Sunday, January 27, 2008

25 - 12 - 8 Obama, Hillary, Edwards, hut.

It is Sunday today. Typically, we don't work very hard on Sunday.
But today, Lennon insisted that we say something about Senator Barak Obama and his smashing performance in South Carolina. It isn't often a two-to-one margin. Wow.
We desperately hope Mr. Obama's resounding defeat of Mrs. Clinton in South Carolina yesterday (55%-27%, with Mr. Edwards collecting 18% CNN) reverberates throughout the nation on February 5, when many states select delegates to the national convention.

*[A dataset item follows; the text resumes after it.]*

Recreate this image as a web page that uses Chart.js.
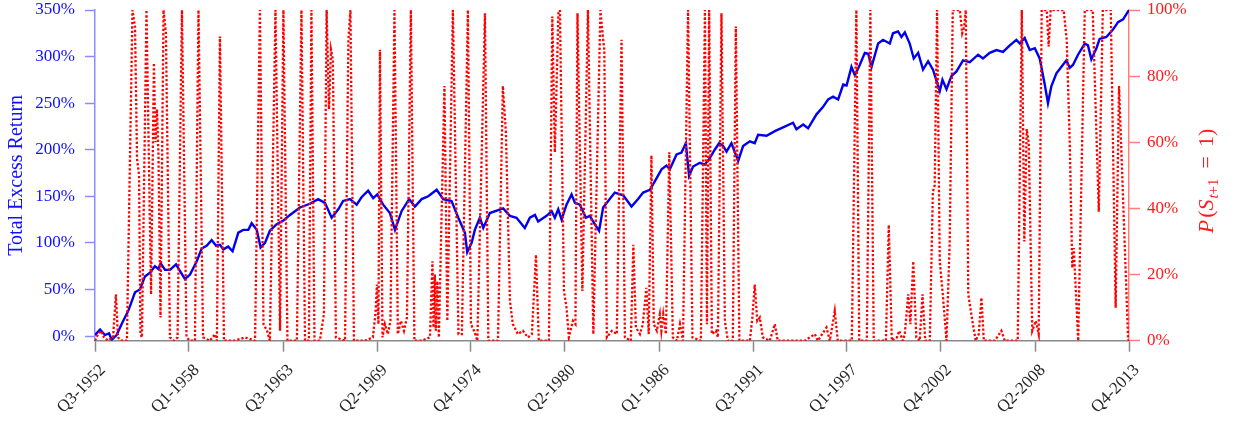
<!DOCTYPE html>
<html>
<head>
<meta charset="utf-8">
<title>Total Excess Return and regime probability</title>
<script src="https://cdn.jsdelivr.net/npm/chart.js@4.4.1/dist/chart.umd.min.js"></script>
<style>
    body { margin: 0; background: #fff; }
    #wrap { width: 1236px; height: 424px; position: relative; }
</style>
</head>
<body>
<div id="wrap"><canvas id="regimeChart"></canvas></div>
<script>
// --- Data ---
const tickLabels = ['Q3-1952', 'Q1-1958', 'Q3-1963', 'Q2-1969', 'Q4-1974', 'Q2-1980',
    'Q1-1986', 'Q3-1991', 'Q1-1997', 'Q4-2002', 'Q2-2008', 'Q4-2013'];

// cumulative excess return, % (left axis)
const returnYears = [
    1952.50, 1952.80, 1953.09, 1953.33, 1953.49, 1953.78, 1954.08, 1954.47, 1954.87, 1955.16,
    1955.46, 1955.76, 1956.05, 1956.25, 1956.39, 1956.65, 1956.94, 1957.30, 1957.53, 1957.83,
    1958.13, 1958.52, 1958.82, 1959.11, 1959.41, 1959.67, 1959.90, 1960.10, 1960.39, 1960.65,
    1960.99, 1961.28, 1961.58, 1961.78, 1962.08, 1962.31, 1962.57, 1962.86, 1963.26, 1963.66,
    1964.05, 1964.64, 1965.23, 1965.72, 1966.12, 1966.52, 1966.91, 1967.20, 1967.60, 1968.00,
    1968.29, 1968.68, 1968.98, 1969.22, 1969.57, 1969.97, 1970.27, 1970.66, 1971.11, 1971.45,
    1971.85, 1972.24, 1972.74, 1973.13, 1973.62, 1974.02, 1974.41, 1974.55, 1974.81, 1975.00,
    1975.30, 1975.50, 1975.89, 1976.68, 1977.08, 1977.47, 1977.96, 1978.26, 1978.56, 1978.75,
    1979.25, 1979.55, 1979.74, 1979.94, 1980.14, 1980.43, 1980.73, 1980.93, 1981.22, 1981.58,
    1981.81, 1982.11, 1982.36, 1982.60, 1982.99, 1983.29, 1983.79, 1984.28, 1984.67, 1984.97,
    1985.37, 1985.66, 1986.06, 1986.35, 1986.55, 1986.95, 1987.24, 1987.50, 1987.69, 1987.93,
    1988.33, 1988.62, 1988.92, 1989.21, 1989.47, 1989.71, 1989.91, 1990.20, 1990.60, 1990.89,
    1991.29, 1991.58, 1991.78, 1992.28, 1992.77, 1993.26, 1993.85, 1994.05, 1994.45, 1994.74,
    1995.24, 1995.63, 1995.93, 1996.22, 1996.52, 1996.82, 1997.02, 1997.31, 1997.51, 1997.80,
    1998.10, 1998.30, 1998.50, 1998.89, 1999.18, 1999.58, 1999.77, 2000.07, 2000.27, 2000.47,
    2000.76, 2001.00, 2001.26, 2001.55, 2001.85, 2002.14, 2002.38, 2002.54, 2002.70, 2002.94,
    2003.23, 2003.53, 2003.92, 2004.32, 2004.81, 2005.10, 2005.50, 2005.90, 2006.29, 2006.69,
    2007.08, 2007.28, 2007.57, 2007.87, 2008.17, 2008.46, 2008.76, 2008.95, 2009.15, 2009.45,
    2009.75, 2010.04, 2010.24, 2010.43, 2010.73, 2011.13, 2011.32, 2011.52, 2011.82, 2012.01,
    2012.41, 2012.80, 2013.10, 2013.40, 2013.75
];
const excessReturn = [
    1, 7, 1, 3, -4, 1, 13, 27, 47, 50,
    64, 68, 75, 72, 78, 71, 71, 77, 70, 61,
    66, 80, 94, 97, 103, 97, 98, 93, 96, 91,
    111, 114, 114, 121, 114, 95, 100, 113, 120, 124,
    130, 138, 142, 147, 143, 127, 136, 145, 147, 141,
    149, 156, 148, 152, 141, 132, 114, 134, 147, 139,
    147, 150, 157, 147, 145, 127, 111, 90, 100, 114,
    127, 116, 132, 137, 129, 127, 116, 127, 130, 123,
    129, 134, 127, 136, 125, 141, 152, 143, 141, 127,
    129, 120, 113, 138, 147, 154, 151, 139, 147, 154,
    157, 166, 179, 183, 179, 195, 197, 207, 172, 182,
    186, 184, 191, 200, 207, 204, 198, 207, 188, 204,
    209, 207, 216, 215, 220, 224, 229, 222, 227, 223,
    238, 246, 254, 257, 254, 270, 269, 289, 280, 291,
    304, 303, 289, 314, 318, 314, 325, 327, 321, 326,
    314, 298, 304, 286, 295, 286, 272, 263, 275, 265,
    279, 284, 296, 294, 302, 298, 304, 307, 305, 312,
    318, 314, 320, 307, 309, 298, 270, 250, 268, 282,
    289, 296, 288, 291, 302, 314, 312, 297, 309, 319,
    321, 329, 337, 340, 350
];

// probability of the next-period regime, % (right axis)
const probYears = [
    1952.50, 1952.68, 1952.86, 1953.03, 1953.27, 1953.57, 1953.74, 1953.86, 1954.10, 1954.39,
    1954.72, 1954.87, 1954.99, 1955.11, 1955.19, 1955.28, 1955.55, 1955.82, 1955.99, 1956.08,
    1956.17, 1956.26, 1956.38, 1956.56, 1956.70, 1956.94, 1957.18, 1957.39, 1957.65, 1957.92,
    1958.13, 1958.42, 1958.63, 1958.90, 1959.31, 1959.61, 1959.72, 1959.90, 1960.14, 1960.79,
    1961.38, 1961.98, 1962.27, 1962.48, 1962.69, 1962.86, 1963.19, 1963.46, 1963.66, 1963.90,
    1964.46, 1964.73, 1964.94, 1965.17, 1965.32, 1965.50, 1965.82, 1966.06, 1966.22, 1966.36,
    1966.48, 1966.59, 1966.77, 1967.31, 1967.51, 1967.63, 1967.84, 1968.49, 1968.96, 1969.11,
    1969.20, 1969.29, 1969.38, 1969.53, 1969.67, 1969.85, 1970.00, 1970.24, 1970.44, 1970.62,
    1970.80, 1970.98, 1971.21, 1971.42, 1971.86, 1972.34, 1972.49, 1972.55, 1972.63, 1972.69,
    1972.78, 1972.87, 1973.20, 1973.37, 1973.70, 1974.03, 1974.23, 1974.59, 1974.77, 1974.95,
    1975.15, 1975.60, 1975.80, 1976.37, 1976.66, 1976.84, 1977.08, 1977.25, 1977.55, 1977.85,
    1978.14, 1978.38, 1978.62, 1978.79, 1979.39, 1979.59, 1979.74, 1979.95, 1980.04, 1980.28,
    1980.43, 1980.57, 1980.81, 1980.96, 1981.08, 1981.37, 1981.70, 1982.02, 1982.44, 1982.58,
    1982.67, 1982.82, 1983.12, 1983.41, 1983.69, 1983.89, 1984.24, 1984.39, 1984.54, 1984.78,
    1984.95, 1985.16, 1985.30, 1985.46, 1985.60, 1985.78, 1985.96, 1986.05, 1986.16, 1986.32,
    1986.52, 1986.73, 1986.97, 1987.15, 1987.33, 1987.63, 1987.89, 1988.39, 1988.63, 1988.75,
    1988.88, 1989.04, 1989.28, 1989.40, 1989.61, 1989.81, 1989.99, 1990.28, 1990.46, 1990.67,
    1991.29, 1991.44, 1991.58, 1991.73, 1991.88, 1992.06, 1992.47, 1992.77, 1992.94, 1993.65,
    1994.55, 1995.14, 1995.32, 1995.83, 1996.03, 1996.32, 1996.50, 1997.33, 1997.60, 1997.77,
    1998.22, 1998.43, 1998.63, 1999.35, 1999.52, 1999.70, 2000.00, 2000.14, 2000.35, 2000.47,
    2000.67, 2000.80, 2000.97, 2001.15, 2001.35, 2001.52, 2001.68, 2001.95, 2002.13, 2002.24,
    2002.38, 2002.54, 2002.72, 2002.94, 2003.13, 2003.31, 2003.73, 2003.87, 2003.99, 2004.08,
    2004.23, 2004.47, 2004.67, 2004.85, 2005.01, 2005.15, 2005.80, 2006.19, 2006.39, 2007.16,
    2007.40, 2007.55, 2007.69, 2007.81, 2008.02, 2008.23, 2008.40, 2008.58, 2008.88, 2008.99,
    2009.11, 2009.88, 2010.06, 2010.24, 2010.39, 2010.48, 2010.74, 2011.13, 2011.60, 2011.96,
    2012.20, 2012.67, 2012.96, 2013.16, 2013.70
];
const probRegime = [
    0, 2, 3, 1, 0, 1, 14, 1, 0, 0,
    100, 95, 55, 50, 2, 1, 100, 14, 84, 60,
    70, 56, 7, 100, 93, 1, 0, 1, 100, 1,
    0, 0, 100, 1, 0, 2, 0, 92, 0, 0,
    1, 0, 100, 5, 3, 0, 100, 3, 100, 0,
    0, 100, 0, 0, 100, 0, 0, 8, 100, 70,
    88, 85, 1, 0, 91, 100, 0, 0, 1, 8,
    17, 5, 88, 1, 5, 2, 6, 100, 2, 6,
    3, 7, 100, 0, 0, 1, 24, 4, 20, 3,
    18, 1, 77, 6, 100, 2, 2, 100, 5, 3,
    0, 99, 0, 0, 77, 63, 12, 5, 2, 3,
    1, 2, 26, 0, 0, 98, 57, 99, 100, 15,
    10, 1, 6, 5, 99, 15, 100, 2, 100, 92,
    88, 1, 3, 2, 91, 1, 0, 29, 4, 2,
    5, 16, 2, 56, 5, 3, 8, 3, 8, 2,
    57, 1, 0, 5, 0, 100, 1, 0, 100, 5,
    100, 2, 3, 1, 99, 6, 0, 0, 95, 0,
    0, 7, 17, 6, 7, 1, 0, 5, 0, 0,
    0, 2, 0, 4, 0, 9, 0, 0, 100, 0,
    0, 100, 0, 0, 35, 0, 1, 3, 0, 2,
    14, 5, 24, 1, 0, 14, 0, 0, 45, 47,
    100, 24, 14, 0, 30, 100, 100, 93, 95, 100,
    14, 6, 0, 2, 13, 0, 0, 3, 0, 0,
    100, 30, 64, 60, 3, 6, 2, 100, 100, 89,
    100, 100, 91, 60, 22, 28, 0, 100, 100, 39,
    100, 100, 10, 77, 0
];

const returnTicks = [0, 50, 100, 150, 200, 250, 300, 350];

const SERIF = '"Liberation Serif", "Times New Roman", serif';
const X_MIN = 1952.5;
const X_MAX = 2013.75;
// date labels sit at evenly spaced positions along the axis
const dateTicks = tickLabels.map((_, i) => X_MIN + i * (X_MAX - X_MIN) / (tickLabels.length - 1));

// keep the plot box where the reference has it
function fixSide(width) {
    return scale => {
        scale.width = width;
        scale.paddingTop = 10;
        scale.paddingBottom = 0;
    };
}

// --- Rotated date labels under the x axis ---
const dateLabels = {
    id: 'dateLabels',
    afterDraw(chart) {
        const ctx = chart.ctx;
        const xScale = chart.scales.x;
        ctx.save();
        ctx.font = '17px ' + SERIF;
        ctx.fillStyle = '#262626';
        ctx.textAlign = 'right';
        ctx.textBaseline = 'alphabetic';
        dateTicks.forEach((v, i) => {
            ctx.save();
            ctx.translate(xScale.getPixelForValue(v) + 11, xScale.top + 30);
            ctx.rotate(-Math.PI / 4);
            ctx.fillText(tickLabels[i], 0, 0);
            ctx.restore();
        });
        ctx.restore();
    }
};

// --- Right axis title P(S_{t+1} = 1), drawn piece by piece for the subscript ---
const probTitle = {
    id: 'probTitle',
    afterDraw(chart) {
        const ctx = chart.ctx;
        const parts = [
            { text: 'P', font: 'italic 22px ', dy: 0, gap: 0 },
            { text: '(', font: '22px ', dy: 0, gap: 2 },
            { text: 'S', font: 'italic 22px ', dy: 0, gap: 0 },
            { text: 't', font: 'italic 15px ', dy: 5, gap: 1 },
            { text: '+1', font: '15px ', dy: 5, gap: 0 },
            { text: '=', font: '22px ', dy: 0, gap: 10 },
            { text: '1)', font: '22px ', dy: 0, gap: 9 }
        ];
        ctx.save();
        let total = 0;
        parts.forEach(p => {
            ctx.font = p.font + SERIF;
            p.w = ctx.measureText(p.text).width;
            total += p.gap + p.w;
        });
        ctx.translate(1213, 181);
        ctx.rotate(-Math.PI / 2);
        ctx.fillStyle = '#ff1a1a';
        ctx.textAlign = 'left';
        ctx.textBaseline = 'alphabetic';
        let pos = -total / 2;
        parts.forEach(p => {
            pos += p.gap;
            ctx.font = p.font + SERIF;
            ctx.fillText(p.text, pos, p.dy);
            pos += p.w;
        });
        ctx.restore();
    }
};

new Chart(document.getElementById('regimeChart'), {
    type: 'line',
    data: {
        datasets: [{
            label: 'P(S_{t+1} = 1)',
            data: probYears.map((x, i) => ({ x: x, y: probRegime[i] })),
            yAxisID: 'y1',
            borderColor: '#ff0000',
            borderWidth: 2.3,
            borderDash: [2.3, 2],
            pointRadius: 0,
            tension: 0,
            order: 0
        }, {
            label: 'Total Excess Return',
            data: returnYears.map((x, i) => ({ x: x, y: excessReturn[i] })),
            yAxisID: 'y',
            borderColor: '#0000ee',
            borderWidth: 2.4,
            pointRadius: 0,
            tension: 0,
            order: 1
        }]
    },
    options: {
        responsive: true,
        maintainAspectRatio: false,
        animation: false,
        layout: { padding: 0 },
        plugins: {
            legend: { display: false },
            tooltip: { enabled: false }
        },
        scales: {
            x: {
                type: 'linear',
                min: X_MIN,
                max: X_MAX,
                afterBuildTicks: scale => { scale.ticks = dateTicks.map(v => ({ value: v })); },
                afterFit: scale => {
                    scale.height = 83.3;
                    scale.paddingLeft = 0;
                    scale.paddingRight = 0;
                },
                ticks: { display: false },
                grid: { drawOnChartArea: false, tickLength: 11, tickColor: '#8a8a8a', tickWidth: 1.5 },
                border: { color: '#8a8a8a', width: 1.5 }
            },
            y: {
                position: 'left',
                min: -5,
                max: 350,
                afterBuildTicks: scale => { scale.ticks = returnTicks.map(v => ({ value: v })); },
                afterFit: fixSide(95),
                ticks: {
                    color: '#1010ff',
                    padding: 10,
                    font: { family: SERIF, size: 17 },
                    callback: value => value + '%'
                },
                grid: { drawOnChartArea: false, tickLength: 10, tickColor: 'rgba(0,0,255,0.45)', tickWidth: 1.5 },
                border: { color: 'rgba(0,0,255,0.45)', width: 1.5 },
                title: {
                    display: true,
                    text: 'Total Excess Return',
                    color: '#1010ff',
                    font: { family: SERIF, size: 20 },
                    padding: { top: 5, bottom: 0 }
                }
            },
            y1: {
                position: 'right',
                min: 0,
                max: 100,
                afterFit: fixSide(107),
                ticks: {
                    stepSize: 20,
                    color: '#ff1a1a',
                    padding: 7,
                    font: { family: SERIF, size: 17 },
                    callback: value => value + '%'
                },
                grid: { drawOnChartArea: false, tickLength: 11, tickColor: 'rgba(255,0,0,0.5)', tickWidth: 1.5 },
                border: { color: 'rgba(255,0,0,0.5)', width: 1.5 }
            }
        }
    },
    plugins: [dateLabels, probTitle]
});
</script>
</body>
</html>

In spite of South Carolina's It does not appear that super Tuesday will be decisive. Mr. Edwards' third has been close enough to keep him in the race, and his sizable number of delegates should allow him to help set the Democratic platform or even secure the Vice-Presidency.
We feel that Mr. Obama has a single policy weakness -- overzealous support of US international trade policies such as those discussed in "Globalization and Its Discontents" by Joseph Stigletz. It is our hope and belief that Mr. Edwards will use his clout at the convention to moderate Senator Obama's inner free-trader.
That proviso aside, we believe Mr. Obama is more liberal, will be more focused on domestic issues, and is generally more in line with our point of view here. We believe he will be elected by a historic margin over any of his potential GOP rivals except McCain. We think Obama is the only Democrat in the field who can defeat McCain. Finally, we think Mr. Obama is the candidate most likely to play well with the legislature during his administration - and therefore the most likely to get something done. We at Small Answers believe government should get things done.
And really, even if our worst fears were correct, and the IMF and World bank were to return to their practices of the 1980s in Latin America and elsewhere, that would still be far preferable to another Clinton administration for several reasons.
On Inauguration Day, it will already have been 20 years since someone named anything but Bush or Clinton has been head of state. Not very characteristic of a republic, if you ask us. Senator Clinton will drive GOP turnout in the November election. Perhaps she would still defeat her GOP rival, but Democratic numbers in the legislature would suffer if she were atop the ballot.
Her policy strong points just aren't that in line with our values here at Small Answers, either. Mrs. Clinton and former president Clinton are basically Eisenhower Republicans, without the plan for interstate highways. That's what we hope for in Republicans (think Ramstad, Arlen Specter, or McCain in 2000), but not what we look for in an ideal Democratic presidential candidate.
Senator Clinton's policy flaw is her hawkishness on military policy and executive power, a fault much more serious, in our opinion, than Obama's flirting with ill-considered international trade policy -- besides, we think Senator Clinton will have a hard time rounding up 60 votes in the Senate, even for her Eisenhower Republican agenda, even if the make-up were to remain the same or turn bluer.
We did not consider the positions of the Skipper(AL) or the Professor (JNP) on the war in making our endorsement decision. We are convinced neither would authorize a new war and that neither could do anything about the current war in their capacity as a Senator. In short, we feel it is about as relevant to a US senate race as it was to my race for the Minnesota House in 2006 -- not the least bit relevant.
The presidential endorsement is something else entirely. We feel it is likely that the GOP will nominate a pro-war, pro-military enlargement, hawkish candidate. We want an anti-war, dovish candidate who appreciates the "walk softly" aspect of carrying Teddy's big stick.
That candidate is not Hillary Clinton. That candidate is Barak Obama. That's our choice.